Visualising Average Daily Temperature Range
Using the same dataframe, we can assess whether the increase in temperatures is likely to bring about an increased daily temperature range (i.e. colder nights, hotter days) across the BoM weather station locations.
#Create a scatterplot showing average daily temperature range for Summer and one for Winter
fig = px.scatter(df_seasons, x="year", y="temp_range", facet_row="season", opacity=1,
labels=dict(year="Year", temp_range="Temperature Range (°C)"),
trendline = "ols", trendline_color_override="red")
fig.update_layout(height=600, width=1000, title_text="Australian Average Daily Temperature Range (1950-2020)")
fig.update_xaxes(nticks=10)
fig.update_yaxes(nticks=10, matches=None)
fig.show()
pio.write_html(fig, file='figure4.html', auto_open=True)
The trendlines show a very slight increase in the average daily temperature range between 1950-2020, leading to approximately 0.5°C greater difference between min / max temperatures in both Summer & Winter.
Geospatial Historical Temperature Analysis
Given we have the coordinates of weather stations Australia-wide, let’s create an animated map showing temperature changes over time.
#Consolidate dataframe into yearly average temperatures and group by location.
dfyear = df.copy()[df['year'] >= 1950].groupby(['site name', pd.Grouper(key="date", freq="Y")]).mean()
#Using the long term average for each location between 1950-1980, we can calculate the difference in temperature for each year & location.
dfyear = (
dfyear.dropna(subset=['max']).
reset_index()
)
dfyear.loc[:,'+/- Long Term Average'] = (dfyear['max']-dfyear['long term average'])
dfyear = dfyear.round(1)
dfyear.head()
site name | date | max | site number | lat | lon | year | long term average | min | +/- Long Term Average | |
---|---|---|---|---|---|---|---|---|---|---|
0 | Albany Airport | 1950-12-31 | 20.1 | 9999.0 | -34.9 | 117.8 | 1950 | 19.8 | 10.2 | 0.4 |
1 | Albany Airport | 1951-12-31 | 19.3 | 9999.0 | -34.9 | 117.8 | 1951 | 19.8 | 10.1 | -0.5 |
2 | Albany Airport | 1952-12-31 | 19.4 | 9999.0 | -34.9 | 117.8 | 1952 | 19.8 | 9.4 | -0.4 |
3 | Albany Airport | 1953-12-31 | 19.5 | 9999.0 | -34.9 | 117.8 | 1953 | 19.8 | 10.0 | -0.3 |
4 | Albany Airport | 1954-12-31 | 19.9 | 9999.0 | -34.9 | 117.8 | 1954 | 19.8 | 10.0 | 0.1 |
It’s easy to create animations with Plotly’s Mapbox integration.
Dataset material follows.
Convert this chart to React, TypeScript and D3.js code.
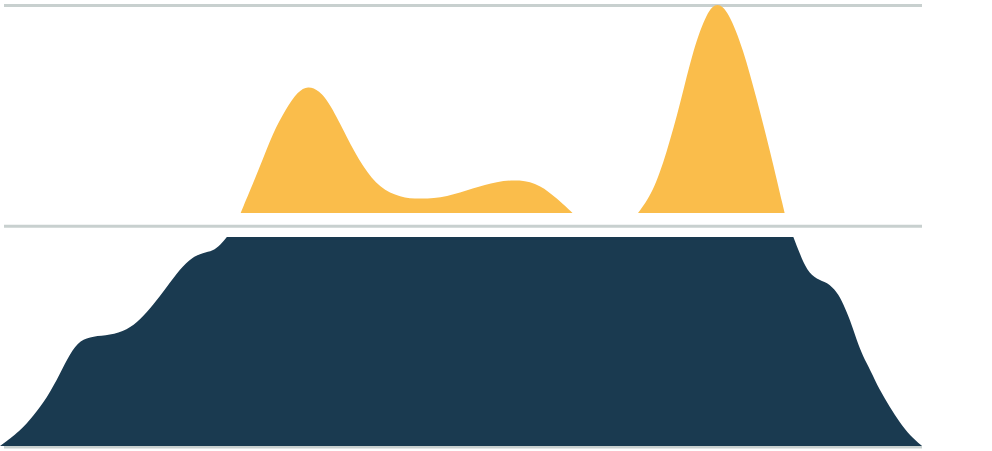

For some of the Mapbox style types (like “satellite” used here), you’ll need a mapbox access token which can be obtained by registering for free.
fig = px.scatter_mapbox(dfyear, lat="lat",
lon="lon",
size="max",
size_max = 20,
hover_name="site name",
hover_data=["max","min"],
color="+/- Long Term Average",
color_continuous_scale="blackbody_r",
range_color =[-2,3],
zoom=3.8, height=800, width=1000,
animation_frame="year",
)
fig.update_layout(
mapbox_style="satellite",
mapbox_accesstoken=token,
title={
'text': 'AUS Surface Temperature 1950-2019<br>Source: <a href="http://www.bom.gov.au/climate/data-services/station-data.shtml">BoM</a>',
'y':0.3,
'x':0.05,
'xanchor': 'left',
'yanchor': 'top'},
font=dict(
color="grey",
)
)
#Adjust pitch and bearing to adjust the rotation
fig.update_layout(margin={"r":0,"t":20,"l":0,"b":20},
mapbox=dict(
pitch=40,
bearing=0,
center=dict(
lat=-31,
lon = 134),
),
)
fig.show()